◆ Stated problem ◆
Starting at the first line of the listing below, retype each line up to and including the one that contains "const nameGranodiorito = 'Granodiorito". Leave pictures out.
-- Start of Supplied information --
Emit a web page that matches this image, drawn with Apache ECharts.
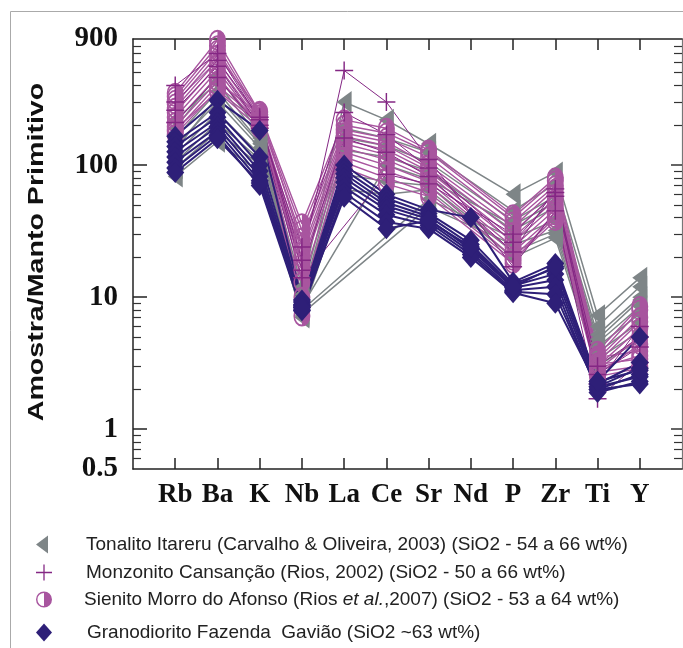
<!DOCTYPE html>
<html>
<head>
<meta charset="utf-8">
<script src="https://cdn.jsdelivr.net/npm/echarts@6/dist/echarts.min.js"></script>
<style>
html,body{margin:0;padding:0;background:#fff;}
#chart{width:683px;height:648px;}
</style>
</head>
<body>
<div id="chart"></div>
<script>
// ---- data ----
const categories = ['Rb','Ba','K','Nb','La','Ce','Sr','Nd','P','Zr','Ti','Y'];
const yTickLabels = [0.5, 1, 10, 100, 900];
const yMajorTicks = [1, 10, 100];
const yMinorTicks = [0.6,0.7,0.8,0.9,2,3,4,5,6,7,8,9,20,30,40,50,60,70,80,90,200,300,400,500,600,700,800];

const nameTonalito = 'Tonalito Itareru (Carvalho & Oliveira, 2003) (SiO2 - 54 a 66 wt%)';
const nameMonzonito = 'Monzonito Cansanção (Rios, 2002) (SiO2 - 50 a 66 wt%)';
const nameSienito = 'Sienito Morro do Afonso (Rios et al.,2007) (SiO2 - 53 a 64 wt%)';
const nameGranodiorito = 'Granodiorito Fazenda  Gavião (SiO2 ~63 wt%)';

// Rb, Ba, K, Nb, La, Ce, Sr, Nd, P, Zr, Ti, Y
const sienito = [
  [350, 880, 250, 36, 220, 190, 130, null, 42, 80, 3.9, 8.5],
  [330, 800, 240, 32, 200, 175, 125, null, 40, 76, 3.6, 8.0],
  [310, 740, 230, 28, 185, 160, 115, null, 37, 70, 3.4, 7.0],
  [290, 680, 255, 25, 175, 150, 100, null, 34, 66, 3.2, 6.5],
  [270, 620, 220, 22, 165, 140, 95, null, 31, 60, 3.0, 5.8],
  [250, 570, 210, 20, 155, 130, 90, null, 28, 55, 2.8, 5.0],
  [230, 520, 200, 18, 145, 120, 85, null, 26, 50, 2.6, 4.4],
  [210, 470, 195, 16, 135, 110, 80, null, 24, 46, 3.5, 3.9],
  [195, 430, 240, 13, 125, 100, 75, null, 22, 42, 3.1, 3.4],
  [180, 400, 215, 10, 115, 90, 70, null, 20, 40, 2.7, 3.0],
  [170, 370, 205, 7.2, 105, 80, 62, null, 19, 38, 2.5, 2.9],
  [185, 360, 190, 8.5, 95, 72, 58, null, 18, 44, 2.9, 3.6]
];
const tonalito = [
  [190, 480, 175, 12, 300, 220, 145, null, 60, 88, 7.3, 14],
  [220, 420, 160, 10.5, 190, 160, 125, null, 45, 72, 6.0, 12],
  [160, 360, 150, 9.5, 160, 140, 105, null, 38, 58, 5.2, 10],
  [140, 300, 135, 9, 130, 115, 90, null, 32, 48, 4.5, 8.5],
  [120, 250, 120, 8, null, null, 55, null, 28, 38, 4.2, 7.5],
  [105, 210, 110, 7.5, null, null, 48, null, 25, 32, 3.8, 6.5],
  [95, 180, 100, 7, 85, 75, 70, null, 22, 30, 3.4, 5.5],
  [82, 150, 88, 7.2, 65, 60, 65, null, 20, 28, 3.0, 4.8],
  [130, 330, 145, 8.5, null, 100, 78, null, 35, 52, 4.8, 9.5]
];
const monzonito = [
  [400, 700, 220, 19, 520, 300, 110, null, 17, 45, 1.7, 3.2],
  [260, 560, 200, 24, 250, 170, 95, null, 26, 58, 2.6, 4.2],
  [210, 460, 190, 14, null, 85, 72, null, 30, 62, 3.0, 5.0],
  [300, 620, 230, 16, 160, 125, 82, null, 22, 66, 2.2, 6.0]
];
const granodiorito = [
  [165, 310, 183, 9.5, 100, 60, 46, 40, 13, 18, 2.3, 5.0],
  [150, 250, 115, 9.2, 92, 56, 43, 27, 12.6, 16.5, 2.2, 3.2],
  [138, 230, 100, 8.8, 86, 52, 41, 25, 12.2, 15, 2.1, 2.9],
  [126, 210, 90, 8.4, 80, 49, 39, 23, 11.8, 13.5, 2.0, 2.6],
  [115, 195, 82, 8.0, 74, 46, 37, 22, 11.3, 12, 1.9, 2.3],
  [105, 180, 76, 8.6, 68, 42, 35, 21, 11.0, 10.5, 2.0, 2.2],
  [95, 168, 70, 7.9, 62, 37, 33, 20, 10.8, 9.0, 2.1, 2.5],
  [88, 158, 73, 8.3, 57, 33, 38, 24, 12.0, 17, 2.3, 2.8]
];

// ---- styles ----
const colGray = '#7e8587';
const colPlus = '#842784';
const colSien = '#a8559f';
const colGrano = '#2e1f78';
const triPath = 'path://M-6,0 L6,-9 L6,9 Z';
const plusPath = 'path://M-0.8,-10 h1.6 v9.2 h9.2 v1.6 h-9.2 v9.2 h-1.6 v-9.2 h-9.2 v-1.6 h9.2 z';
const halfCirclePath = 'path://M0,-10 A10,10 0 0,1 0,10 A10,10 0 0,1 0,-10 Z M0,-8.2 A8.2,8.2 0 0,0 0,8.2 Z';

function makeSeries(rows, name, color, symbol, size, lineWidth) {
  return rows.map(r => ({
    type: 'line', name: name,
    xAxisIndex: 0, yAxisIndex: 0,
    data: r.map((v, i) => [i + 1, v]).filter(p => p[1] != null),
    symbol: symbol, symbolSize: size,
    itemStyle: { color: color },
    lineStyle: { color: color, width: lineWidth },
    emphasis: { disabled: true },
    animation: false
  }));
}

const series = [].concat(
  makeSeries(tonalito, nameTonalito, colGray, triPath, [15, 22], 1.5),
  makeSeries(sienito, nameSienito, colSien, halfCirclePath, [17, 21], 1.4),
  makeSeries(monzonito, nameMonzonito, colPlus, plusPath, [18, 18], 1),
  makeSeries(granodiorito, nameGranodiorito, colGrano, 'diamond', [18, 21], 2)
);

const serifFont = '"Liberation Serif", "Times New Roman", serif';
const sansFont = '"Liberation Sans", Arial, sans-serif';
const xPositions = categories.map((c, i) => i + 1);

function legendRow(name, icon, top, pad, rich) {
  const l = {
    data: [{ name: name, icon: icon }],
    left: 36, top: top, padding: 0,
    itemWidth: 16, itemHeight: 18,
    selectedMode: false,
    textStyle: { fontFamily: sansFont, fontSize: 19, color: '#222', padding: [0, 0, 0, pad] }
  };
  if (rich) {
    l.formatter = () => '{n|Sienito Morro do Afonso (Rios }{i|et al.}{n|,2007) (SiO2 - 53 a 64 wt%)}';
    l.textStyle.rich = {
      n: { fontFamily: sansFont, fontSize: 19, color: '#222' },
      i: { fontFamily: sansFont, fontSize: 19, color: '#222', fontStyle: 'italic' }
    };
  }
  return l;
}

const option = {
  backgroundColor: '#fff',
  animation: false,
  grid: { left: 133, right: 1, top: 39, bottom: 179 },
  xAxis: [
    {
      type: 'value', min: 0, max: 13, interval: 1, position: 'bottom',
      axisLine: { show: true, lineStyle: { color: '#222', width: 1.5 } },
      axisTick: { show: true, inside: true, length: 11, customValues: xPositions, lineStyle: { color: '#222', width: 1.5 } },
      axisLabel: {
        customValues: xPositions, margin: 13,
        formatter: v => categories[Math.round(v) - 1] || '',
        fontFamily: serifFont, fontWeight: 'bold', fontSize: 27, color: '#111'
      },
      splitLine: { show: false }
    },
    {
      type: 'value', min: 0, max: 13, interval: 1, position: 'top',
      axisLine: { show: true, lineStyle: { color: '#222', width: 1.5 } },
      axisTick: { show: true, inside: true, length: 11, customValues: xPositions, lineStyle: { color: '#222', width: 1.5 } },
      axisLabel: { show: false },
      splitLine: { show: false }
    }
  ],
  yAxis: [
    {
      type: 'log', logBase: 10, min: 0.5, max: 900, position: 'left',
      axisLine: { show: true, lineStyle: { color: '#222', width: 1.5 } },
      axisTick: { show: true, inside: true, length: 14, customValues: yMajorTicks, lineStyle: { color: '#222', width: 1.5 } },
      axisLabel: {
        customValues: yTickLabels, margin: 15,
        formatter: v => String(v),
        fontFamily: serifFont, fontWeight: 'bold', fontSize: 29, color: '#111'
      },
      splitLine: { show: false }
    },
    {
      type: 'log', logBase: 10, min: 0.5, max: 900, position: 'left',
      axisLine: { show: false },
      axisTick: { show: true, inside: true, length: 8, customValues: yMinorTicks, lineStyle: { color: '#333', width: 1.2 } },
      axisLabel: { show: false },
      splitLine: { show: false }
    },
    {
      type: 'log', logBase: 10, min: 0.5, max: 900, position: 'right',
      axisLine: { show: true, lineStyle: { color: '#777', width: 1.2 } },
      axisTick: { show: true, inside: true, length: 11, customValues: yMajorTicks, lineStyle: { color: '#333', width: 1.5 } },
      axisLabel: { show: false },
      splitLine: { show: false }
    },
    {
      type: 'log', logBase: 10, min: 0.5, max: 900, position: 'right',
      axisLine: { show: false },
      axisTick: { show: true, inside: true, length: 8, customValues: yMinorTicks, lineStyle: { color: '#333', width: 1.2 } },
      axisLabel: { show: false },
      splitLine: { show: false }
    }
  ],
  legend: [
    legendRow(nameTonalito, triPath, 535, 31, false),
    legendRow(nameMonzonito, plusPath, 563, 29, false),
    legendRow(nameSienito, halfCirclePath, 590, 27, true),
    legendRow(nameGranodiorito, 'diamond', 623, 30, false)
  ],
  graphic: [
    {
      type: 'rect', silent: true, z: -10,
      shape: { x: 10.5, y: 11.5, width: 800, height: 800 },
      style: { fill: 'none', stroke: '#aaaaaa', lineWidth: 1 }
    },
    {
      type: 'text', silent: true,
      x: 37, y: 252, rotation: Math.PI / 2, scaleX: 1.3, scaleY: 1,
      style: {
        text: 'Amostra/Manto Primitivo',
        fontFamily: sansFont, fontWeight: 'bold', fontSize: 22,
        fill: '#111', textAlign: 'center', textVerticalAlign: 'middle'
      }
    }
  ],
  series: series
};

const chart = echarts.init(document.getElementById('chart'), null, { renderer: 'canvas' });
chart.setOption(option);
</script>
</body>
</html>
-- End of Supplied information --
◆ Task result ◆
Emit a web page that matches this image, drawn with Apache ECharts.
<!DOCTYPE html>
<html>
<head>
<meta charset="utf-8">
<script src="https://cdn.jsdelivr.net/npm/echarts@6/dist/echarts.min.js"></script>
<style>
html,body{margin:0;padding:0;background:#fff;}
#chart{width:683px;height:648px;}
</style>
</head>
<body>
<div id="chart"></div>
<script>
// ---- data ----
const categories = ['Rb','Ba','K','Nb','La','Ce','Sr','Nd','P','Zr','Ti','Y'];
const yTickLabels = [0.5, 1, 10, 100, 900];
const yMajorTicks = [1, 10, 100];
const yMinorTicks = [0.6,0.7,0.8,0.9,2,3,4,5,6,7,8,9,20,30,40,50,60,70,80,90,200,300,400,500,600,700,800];

const nameTonalito = 'Tonalito Itareru (Carvalho & Oliveira, 2003) (SiO2 - 54 a 66 wt%)';
const nameMonzonito = 'Monzonito Cansanção (Rios, 2002) (SiO2 - 50 a 66 wt%)';
const nameSienito = 'Sienito Morro do Afonso (Rios et al.,2007) (SiO2 - 53 a 64 wt%)';
const nameGranodiorito = 'Granodiorito Fazenda  Gavião (SiO2 ~63 wt%)';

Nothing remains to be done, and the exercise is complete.